Meski di lain sisi, diakuinya beberapa bank konvensional mulai mengembangkan bank syariah sebagai wadah pergeseran nasabah di grupnya. Setiap tahun ada perkembangan atau pergeseran itu, tapi masih lambat, tidak secepat bank syariah di negara lain. “Mungkin kesadaran berhijrahnya masih lamban, atau mungkin sistem perbankan syariah kurang disosialisasikan. Banyak faktor. Tapi bank konvensional menyadari itu, hingga mendirikan bank syariah. Seperti BRI ada BRI Syariah, Mandiri juga ada syariahnya, dan lainnya,” tandas Pudji.
Selain Pudjiharjo, turut hadir sebagai narasumber, di antaranya Prof Dr M Suyanto, MM (Keynote Speaker Rektor Univ. Amikom Yogyakarta, Produser dan penulis film Bottle of Surabaya, Penulis Buku Photoprenuership); Prof Dr Eka Afnan Troena, SE (Guru Besar llmu Manajemen Universitas Brawijaya); Prof Dr Armanu Thoyib, SE, MSc (Guru Besar llmu Manajemen Universitas Brawijaya); Prof Dr Bambang Subroto, MM,Ak (Guru Besar llmu Akuntansi Universitas Brawijaya); Prof Iwan Triyuwono, SE,Ak,Mec,PhD (Guru Besar llmu Akuntansi Universitas Brawijaya); dan Prof Dr Munawar Ismail, SE,DEA (Guru Besar llmu Ekonomi Universitas Brawijaya).
Ketua Panitia Warter Agustim, mengatakan, simposium nasional membedah perkembangan pemikiran ilmu ekonomi dari masa ke masa secara keseluruhan.
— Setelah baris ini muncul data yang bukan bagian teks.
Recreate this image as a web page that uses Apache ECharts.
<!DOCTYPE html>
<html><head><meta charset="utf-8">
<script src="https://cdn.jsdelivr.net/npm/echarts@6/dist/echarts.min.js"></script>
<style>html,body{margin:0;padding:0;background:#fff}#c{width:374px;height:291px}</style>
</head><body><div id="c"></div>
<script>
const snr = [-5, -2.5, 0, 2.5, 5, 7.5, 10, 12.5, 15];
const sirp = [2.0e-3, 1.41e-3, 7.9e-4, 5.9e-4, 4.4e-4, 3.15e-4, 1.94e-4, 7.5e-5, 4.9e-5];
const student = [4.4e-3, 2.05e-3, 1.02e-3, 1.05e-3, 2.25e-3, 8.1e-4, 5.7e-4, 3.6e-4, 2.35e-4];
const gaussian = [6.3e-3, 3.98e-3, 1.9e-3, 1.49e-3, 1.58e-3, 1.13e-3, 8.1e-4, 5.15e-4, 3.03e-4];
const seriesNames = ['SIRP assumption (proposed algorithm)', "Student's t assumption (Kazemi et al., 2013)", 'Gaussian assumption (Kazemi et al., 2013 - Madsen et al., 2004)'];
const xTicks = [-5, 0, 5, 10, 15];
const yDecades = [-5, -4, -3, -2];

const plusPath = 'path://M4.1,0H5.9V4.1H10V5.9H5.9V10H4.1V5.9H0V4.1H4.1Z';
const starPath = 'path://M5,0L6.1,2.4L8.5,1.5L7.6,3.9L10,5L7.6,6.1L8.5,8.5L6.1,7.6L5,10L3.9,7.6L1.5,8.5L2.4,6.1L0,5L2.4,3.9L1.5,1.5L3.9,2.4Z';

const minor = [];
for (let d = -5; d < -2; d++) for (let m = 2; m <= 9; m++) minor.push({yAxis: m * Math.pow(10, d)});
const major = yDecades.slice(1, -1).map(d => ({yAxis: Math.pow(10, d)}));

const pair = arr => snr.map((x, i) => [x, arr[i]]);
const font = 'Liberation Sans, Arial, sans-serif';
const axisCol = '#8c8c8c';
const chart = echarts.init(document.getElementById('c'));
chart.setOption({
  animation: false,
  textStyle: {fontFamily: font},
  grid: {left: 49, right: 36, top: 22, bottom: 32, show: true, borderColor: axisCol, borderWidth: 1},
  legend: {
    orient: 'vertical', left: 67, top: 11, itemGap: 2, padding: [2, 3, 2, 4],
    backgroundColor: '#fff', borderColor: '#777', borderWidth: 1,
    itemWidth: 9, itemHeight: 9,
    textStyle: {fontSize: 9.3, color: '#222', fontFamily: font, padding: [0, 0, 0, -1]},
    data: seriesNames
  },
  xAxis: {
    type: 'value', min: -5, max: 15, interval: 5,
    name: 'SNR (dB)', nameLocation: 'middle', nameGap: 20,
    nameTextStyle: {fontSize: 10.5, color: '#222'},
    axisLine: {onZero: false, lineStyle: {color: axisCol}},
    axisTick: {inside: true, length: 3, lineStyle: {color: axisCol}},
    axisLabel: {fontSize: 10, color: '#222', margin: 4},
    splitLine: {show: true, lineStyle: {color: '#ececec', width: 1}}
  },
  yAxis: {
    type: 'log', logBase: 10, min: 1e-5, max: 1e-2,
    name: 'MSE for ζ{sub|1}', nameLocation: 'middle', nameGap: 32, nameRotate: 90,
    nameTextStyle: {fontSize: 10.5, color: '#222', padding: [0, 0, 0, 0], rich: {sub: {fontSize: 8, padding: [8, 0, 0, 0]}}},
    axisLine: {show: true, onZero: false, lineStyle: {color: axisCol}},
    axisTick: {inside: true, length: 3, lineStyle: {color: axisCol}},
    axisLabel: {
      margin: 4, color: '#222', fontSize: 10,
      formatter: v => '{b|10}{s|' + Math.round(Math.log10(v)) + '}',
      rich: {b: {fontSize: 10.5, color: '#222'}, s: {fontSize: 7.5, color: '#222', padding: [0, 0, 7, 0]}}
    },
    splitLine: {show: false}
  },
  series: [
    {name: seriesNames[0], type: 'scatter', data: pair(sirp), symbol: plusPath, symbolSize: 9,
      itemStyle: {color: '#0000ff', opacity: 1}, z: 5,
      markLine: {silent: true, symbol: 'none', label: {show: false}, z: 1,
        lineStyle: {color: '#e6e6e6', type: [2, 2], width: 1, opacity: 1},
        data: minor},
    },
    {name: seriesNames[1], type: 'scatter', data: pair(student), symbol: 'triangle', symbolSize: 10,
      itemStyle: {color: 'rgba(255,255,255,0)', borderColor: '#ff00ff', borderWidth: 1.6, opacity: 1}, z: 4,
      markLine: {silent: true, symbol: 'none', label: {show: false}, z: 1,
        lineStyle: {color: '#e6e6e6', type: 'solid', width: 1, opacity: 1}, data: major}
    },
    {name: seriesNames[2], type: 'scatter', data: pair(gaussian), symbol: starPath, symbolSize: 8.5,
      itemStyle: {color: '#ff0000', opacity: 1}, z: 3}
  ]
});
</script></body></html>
Dimana mencangkup tiga bidang ilmu ekonomi, yaitu manajemen, ilmu ekonomi dan akuntansi. “Para peserta berusaha melahirkan teori-teori baru, maupun keterkaitan teori lama yang terjadi secara dinamis. Para penulis call paper berdiskusi dengan para guru besar, untuk menyatukan pandangan dan perkembangan di bidang ilmu ekonomi,” terang Warter.
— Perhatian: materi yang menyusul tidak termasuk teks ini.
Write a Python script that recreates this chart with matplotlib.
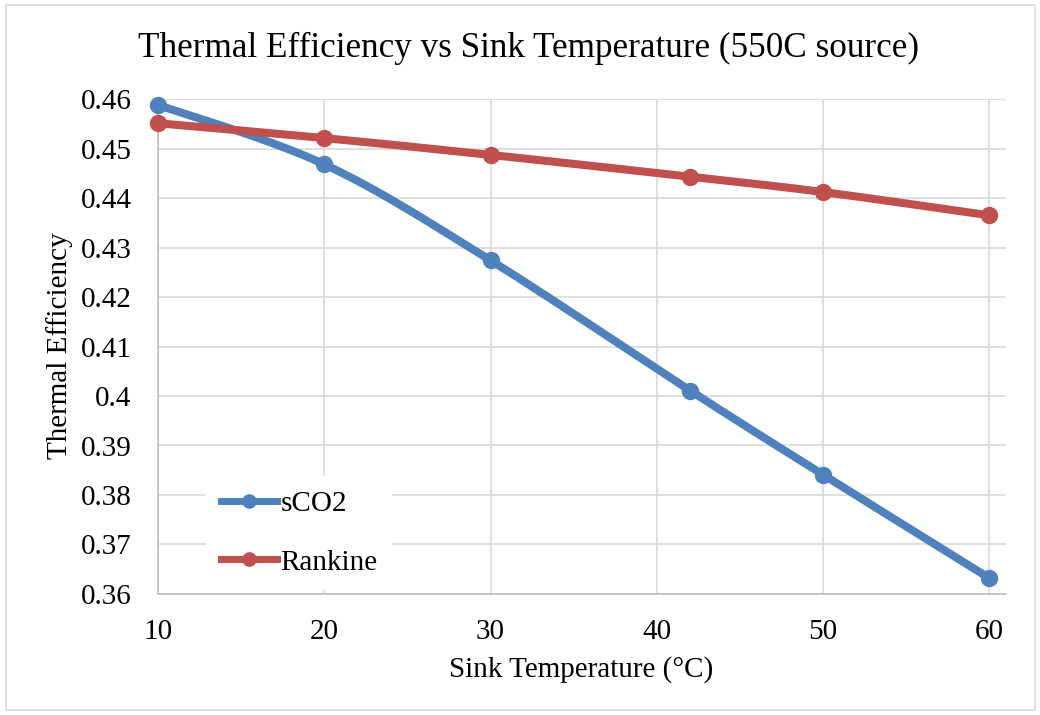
import numpy as np
import matplotlib.pyplot as plt
from matplotlib.lines import Line2D
from matplotlib.patches import Rectangle

plt.rcParams['font.family'] = ['Liberation Serif', 'DejaVu Serif']

# data
sink_temp = [10, 20, 30, 42, 50, 60]
sco2 = [0.4588, 0.4468, 0.4274, 0.4011, 0.3841, 0.3632]
rankine = [0.4551, 0.4521, 0.4487, 0.4443, 0.4412, 0.4365]
x_ticks = [10, 20, 30, 40, 50, 60]
y_ticks = [0.36, 0.37, 0.38, 0.39, 0.40, 0.41, 0.42, 0.43, 0.44, 0.45, 0.46]
y_labels = ['0.36', '0.37', '0.38', '0.39', '0.4', '0.41', '0.42', '0.43', '0.44', '0.45', '0.46']

blue = '#4F81BD'
red = '#C0504D'
xlim = (10, 61)
ylim = (0.36, 0.46)


# excel style smoothing (bezier through the points), done in normalised coords
def smooth(xs, ys, n=40):
    px = (np.array(xs, float) - xlim[0]) / (xlim[1] - xlim[0])
    py = (np.array(ys, float) - ylim[0]) / (ylim[1] - ylim[0]) * 0.58
    pts = np.column_stack([px, py])
    out = []
    t = np.linspace(0, 1, n)[:, None]
    for i in range(len(pts) - 1):
        p0 = pts[max(i - 1, 0)]
        p1 = pts[i]
        p2 = pts[i + 1]
        p3 = pts[min(i + 2, len(pts) - 1)]
        c1 = p1 + (p2 - p0) / 6
        c2 = p2 - (p3 - p1) / 6
        seg = ((1 - t) ** 3) * p1 + 3 * ((1 - t) ** 2) * t * c1 + 3 * (1 - t) * t ** 2 * c2 + t ** 3 * p2
        out.append(seg)
    seg = np.vstack(out)
    sx = seg[:, 0] * (xlim[1] - xlim[0]) + xlim[0]
    sy = seg[:, 1] / 0.58 * (ylim[1] - ylim[0]) + ylim[0]
    return sx, sy


fig = plt.figure(figsize=(10.4, 7.15), dpi=100)
fig.patches.append(Rectangle((0.006, 0.007), 0.989, 0.986, transform=fig.transFigure,
                             fill=False, edgecolor='#D9D9D9', lw=1.2))
ax = fig.add_axes([158 / 1040, 1 - 594 / 715, 848 / 1040, 495 / 715])

for ys, col, name in [(sco2, blue, 'sCO2'), (rankine, red, 'Rankine')]:
    sx, sy = smooth(sink_temp, ys)
    ax.plot(sx, sy, color=col, lw=5.8, solid_capstyle='round', zorder=3, clip_on=False)
    ax.plot(sink_temp, ys, 'o', color=col, ms=11.5, zorder=4, clip_on=False)

ax.set_xlim(*xlim)
ax.set_ylim(*ylim)
ax.set_xticks(x_ticks)
ax.set_yticks(y_ticks)
ax.set_yticklabels(y_labels)
ax.tick_params(labelsize=21, length=0)
ax.tick_params(axis='x', pad=18)
ax.tick_params(axis='y', pad=19)
ax.grid(True, color='#D9D9D9', lw=1.2)
ax.set_axisbelow(True)
for s in ['top', 'right']:
    ax.spines[s].set_visible(False)
for s in ['left', 'bottom']:
    ax.spines[s].set_color('#BFBFBF')
    ax.spines[s].set_linewidth(1.2)

fig.text(529 / 1040, 1 - 48 / 715, 'Thermal Efficiency vs Sink Temperature (550C source)',
         fontsize=25.3, ha='center', va='center')
fig.text(581 / 1040, 1 - 670 / 715, 'Sink Temperature (°C)', fontsize=21, ha='center', va='center')
fig.text(60 / 1040, 1 - 346 / 715, 'Thermal Efficiency', fontsize=21, ha='center', va='center',
         rotation=90)

handles = [Line2D([], [], color=blue, lw=5, marker='o', ms=9.5),
           Line2D([], [], color=red, lw=5, marker='o', ms=9.5)]
leg = ax.legend(handles, ['sCO2', 'Rankine'], loc='upper left',
                bbox_to_anchor=(206 / 1040, 1 - 476 / 715), bbox_transform=fig.transFigure,
                fontsize=21, frameon=True, framealpha=1, edgecolor='none', fancybox=False,
                handlelength=1.95, handletextpad=0.1, labelspacing=1.1, borderpad=0.5,
                borderaxespad=0)

fig.savefig('out.png', dpi=100)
Sekitar 88 call paper dari 144 paper dari para peserta yang hadir dari seluruh perguruan tinggi di Indonesia, diangkat sebagai bahan diskusi dengan para guru besar. “Sekitar 300 peserta dosen peneliti yang kita undang, termasuk mahasiswa. Mereka diminta untuk memberikan ide pada simposium dalam perkembangan ilmu ekonomi yang terjadi saat ini, dengan dikaitkan ilmu ekonomi sebelumnya. Bisa dengan pembanding call paper peserta. Sehingga ada kesepahaman ilmu ekonomi yang berkembang dengan titik temunya ada dimana,” tandasnya.